彼女はウルガーの姿を見て安心した様な顔を浮かべた後、すぐに不安気な表情に変わって、玄関から飛び出して来る。
「お帰りなさいウルガーくん、顔色が良くないけれど体は大丈夫? 姿が見えないけど、お父さんは?」
「ミリーさん……大丈夫だ、レオンのオッサンは捕らえた奴等の引き渡しに同行しているだけで無事だよ。夜までには帰るってさ。俺も休んでれば治る」
「そう、それなら良かった……お疲れ様」
その言葉を聞きホッと安心した彼女は、次に黒髪の青年と赤髪の少女の二人組へと視線を移して。
「そちらの方々は?」
「あぁ。仕事を手助けして貰って、ついでに俺をここまで送ってくれたんだ」
と、恩人である事を伝えるとミリーは頭を下げ二人に対し感謝の言葉を口にする。
「それは、どうもありがとうございました。御礼に紅茶と御菓子でも頂いて行きませんか?」
「お、お礼だなんてそんな、別にいらないわよ! 見返りが欲しくてやった訳でも無いし……」
「そうですか……」
「いや、その、別に嬉しく無いって訳じゃないんですけど!」
「そんな照れ臭がらなくてもお言葉に甘えようではありませんか、ニア様。休みましょう」
「遠慮すんなよ」
「ま、まあ、折角の御厚意だものね。頂くとするわ。いただきます!」
ニアが照れくさげに答えて、家へと上がる前に、ウルガーは客車に眠るカイを抱えながらミリーにその様子を診てもらう。
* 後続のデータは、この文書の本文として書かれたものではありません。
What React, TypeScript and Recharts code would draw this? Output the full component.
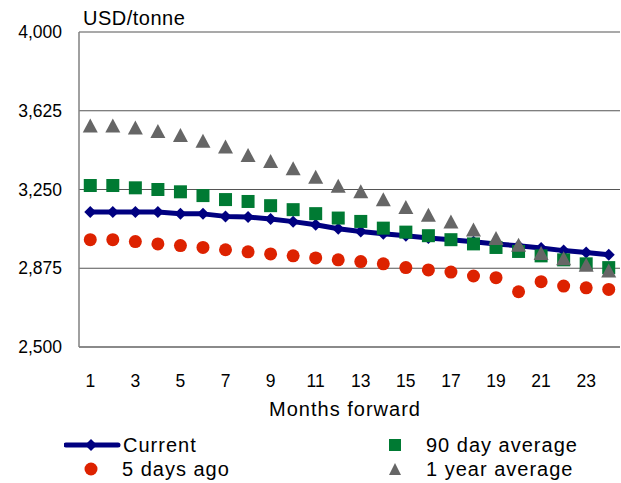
import { CartesianGrid, ComposedChart, Line, XAxis, YAxis } from "recharts";

const months = [1, 2, 3, 4, 5, 6, 7, 8, 9, 10, 11, 12, 13, 14, 15, 16, 17, 18, 19, 20, 21, 22, 23, 24];
const current = [3143, 3143, 3143, 3143, 3134, 3134, 3122, 3119, 3110, 3097, 3082, 3063, 3050, 3039, 3030, 3019, 3011, 3001, 2991, 2982, 2971, 2959, 2950, 2939];
const fiveDaysAgo = [3011, 3011, 3002, 2991, 2983, 2974, 2963, 2953, 2943, 2934, 2924, 2915, 2907, 2896, 2878, 2867, 2857, 2838, 2830, 2763, 2811, 2790, 2782, 2774];
const ninetyDayAvg = [3269, 3269, 3258, 3250, 3239, 3221, 3202, 3193, 3173, 3154, 3135, 3114, 3098, 3066, 3047, 3030, 3011, 2991, 2974, 2955, 2934, 2915, 2896, 2878];
const oneYearAvg = [3550, 3550, 3541, 3524, 3505, 3477, 3450, 3410, 3381, 3346, 3306, 3263, 3237, 3199, 3162, 3125, 3093, 3055, 3014, 2982, 2943, 2918, 2887, 2859];
const yTicks = [2500, 2875, 3250, 3625, 4000];

const NAVY = "#000080";
const RED = "#dd2200";
const GREEN = "#007a33";
const GRAY = "#666666";
const FONT = "'Liberation Sans', Arial, sans-serif";

const data = months.map((month, i) => ({
  month,
  current: current[i],
  fiveDays: fiveDaysAgo[i],
  ninety: ninetyDayAvg[i],
  year: oneYearAvg[i],
}));

const Diamond = ({ cx, cy }: any) => (
  <polygon points={`${cx},${cy - 6} ${cx + 6},${cy} ${cx},${cy + 6} ${cx - 6},${cy}`} fill={NAVY} />
);
const Circle = ({ cx, cy }: any) => <circle cx={cx} cy={cy} r={6.5} fill={RED} />;
const Square = ({ cx, cy }: any) => <rect x={cx - 6.5} y={cy - 6.5} width={13} height={13} fill={GREEN} />;
const Triangle = ({ cx, cy }: any) => (
  <polygon points={`${cx},${cy - 8} ${cx + 7.5},${cy + 6} ${cx - 7.5},${cy + 6}`} fill={GRAY} />
);

const dotOf = (Shape: any) => (props: any) => <Shape key={props.key ?? props.index} cx={props.cx} cy={props.cy} />;

const fmt = (v: number) => v.toLocaleString("en-US");

const tickStyle = { fill: "#000", fontSize: 17.5, fontFamily: FONT };

function LegendRow({ top, left, icon, label }: { top: number; left: number; icon: React.ReactNode; label: string }) {
  return (
    <div style={{ position: "absolute", top, left, height: 22, display: "flex", alignItems: "center", fontSize: 20, letterSpacing: 1 }}>
      {icon}
      <span>{label}</span>
    </div>
  );
}

export default function App() {
  return (
    <div style={{ position: "absolute", left: 0, top: 0, width: 621, height: 483, fontFamily: FONT, color: "#000" }}>
      <ComposedChart width={621} height={483} data={data} margin={{ top: 32, right: 1, bottom: 106, left: 0 }}>
        <CartesianGrid vertical={false} stroke="#555" strokeWidth={1.2} />
        <XAxis
          dataKey="month"
          scale="band"
          interval={1}
          tickLine={false}
          axisLine={{ stroke: "#808080", strokeWidth: 1.5 }}
          tick={tickStyle}
          tickMargin={22}
          height={30}
        />
        <YAxis
          domain={[2500, 4000]}
          ticks={yTicks}
          tickFormatter={fmt}
          tickLine={false}
          axisLine={{ stroke: "#808080", strokeWidth: 1.5 }}
          tick={tickStyle}
          tickMargin={11}
          width={79}
        />
        <text x={83} y={25} fontSize={20} letterSpacing={0.5} fontFamily={FONT} fill="#000">USD/tonne</text>
        <text x={345} y={416} fontSize={20} letterSpacing={1} textAnchor="middle" fontFamily={FONT} fill="#000">Months forward</text>
        <Line dataKey="current" stroke={NAVY} strokeWidth={5} strokeLinejoin="round" dot={dotOf(Diamond)} activeDot={false} isAnimationActive={false} />
        <Line dataKey="fiveDays" stroke="none" dot={dotOf(Circle)} activeDot={false} isAnimationActive={false} />
        <Line dataKey="ninety" stroke="none" dot={dotOf(Square)} activeDot={false} isAnimationActive={false} />
        <Line dataKey="year" stroke="none" dot={dotOf(Triangle)} activeDot={false} isAnimationActive={false} />
      </ComposedChart>
      <LegendRow
        top={434}
        left={64}
        label="Current"
        icon={
          <svg width={59} height={14}>
            <line x1={2} y1={7} x2={54} y2={7} stroke={NAVY} strokeWidth={5} strokeLinecap="round" />
            <polygon points="27,1 33,7 27,13 21,7" fill={NAVY} />
          </svg>
        }
      />
      <LegendRow
        top={458}
        left={84}
        label="5 days ago"
        icon={
          <svg width={38} height={14}>
            <circle cx={7} cy={7} r={6.5} fill={RED} />
          </svg>
        }
      />
      <LegendRow
        top={434}
        left={388}
        label="90 day average"
        icon={
          <svg width={38} height={14}>
            <rect x={1} y={1} width={12} height={12} fill={GREEN} />
          </svg>
        }
      />
      <LegendRow
        top={458}
        left={388}
        label="1 year average"
        icon={
          <svg width={38} height={14}>
            <polygon points="7,1 13,13 1,13" fill={GRAY} />
          </svg>
        }
      />
    </div>
  );
}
「悪い奴等に捕らえられて満足に飯も食わせて貰えて無かったらしいんだ。その上、無理して魔法も使って……」
「これは、酷いね……薬草や果物を混ぜて作った栄養剤があるから飲んで貰おう。何日か休めば大丈夫だと思う」
「分かった」
カイを家の中の一室にあるベッドの上で寝かせて、同時に彼はゆっくりと瞼を開き目を覚ます。
「ウルガー、さん……ここ、は?」
「俺の住まわせて貰ってる家だ。暫くはここで休むといい」
「……何から何まで、すみません……」
「謝らなくていいって」
「……ありがとうございます」
「あぁ、いいよ」
ミリーがカイの体に異常が無いかを確かめ、栄養剤を飲んで貰った後、あまり無理に喋らせるのも悪いだろうと部屋から出た。
そしてそれから居間へと移動し、ニアやテッドと共にテーブルを囲んで集まり、ウルガーも休む前にその場へと同席する。
「こちら手作りのクッキーなんです、お口に合えば良いですが……」
そうして紅茶と共に差し出されたクッキーをニアが口に入れ、感動した表情で絶賛した。
「美味い、凄く美味しいわこれ! 貴女料理の天才ね!」
「天才だなんてそんな……」
普段から食べているウルガーとしても、ミリーの手作り料理や菓子は本当に味も質も良いと思っているので、その絶賛には同意だ。
早速親しげ話しているミリーとニアを見て、ウルガーは脳裏に故郷での記憶を思い描いていた。
複数の知り合いや友人がウルガーの住んでいた家に集まり遊んだ事があった。
その場には友人のアラン……そして幼馴染みのケイトも居て、人懐っこい性格の彼女はほとんど関わりのなかった人物ともすぐに打ち解け仲良くなっていた。
――温かく平穏な時間。あの頃はもう、戻ってこない。
「……んな事、今更考えて、どうすんだよ」
誰にも聞こえていない、自分の口の中だけで呟いた声と、胸中に蠢くグチャグチャになりそうな感情を呑み込んで、意識を目の前の今に引き戻す。
楽しそうに話す周囲の声を聞きながら、温かいクッキーに手を伸ばし、口に入れて噛み締めた。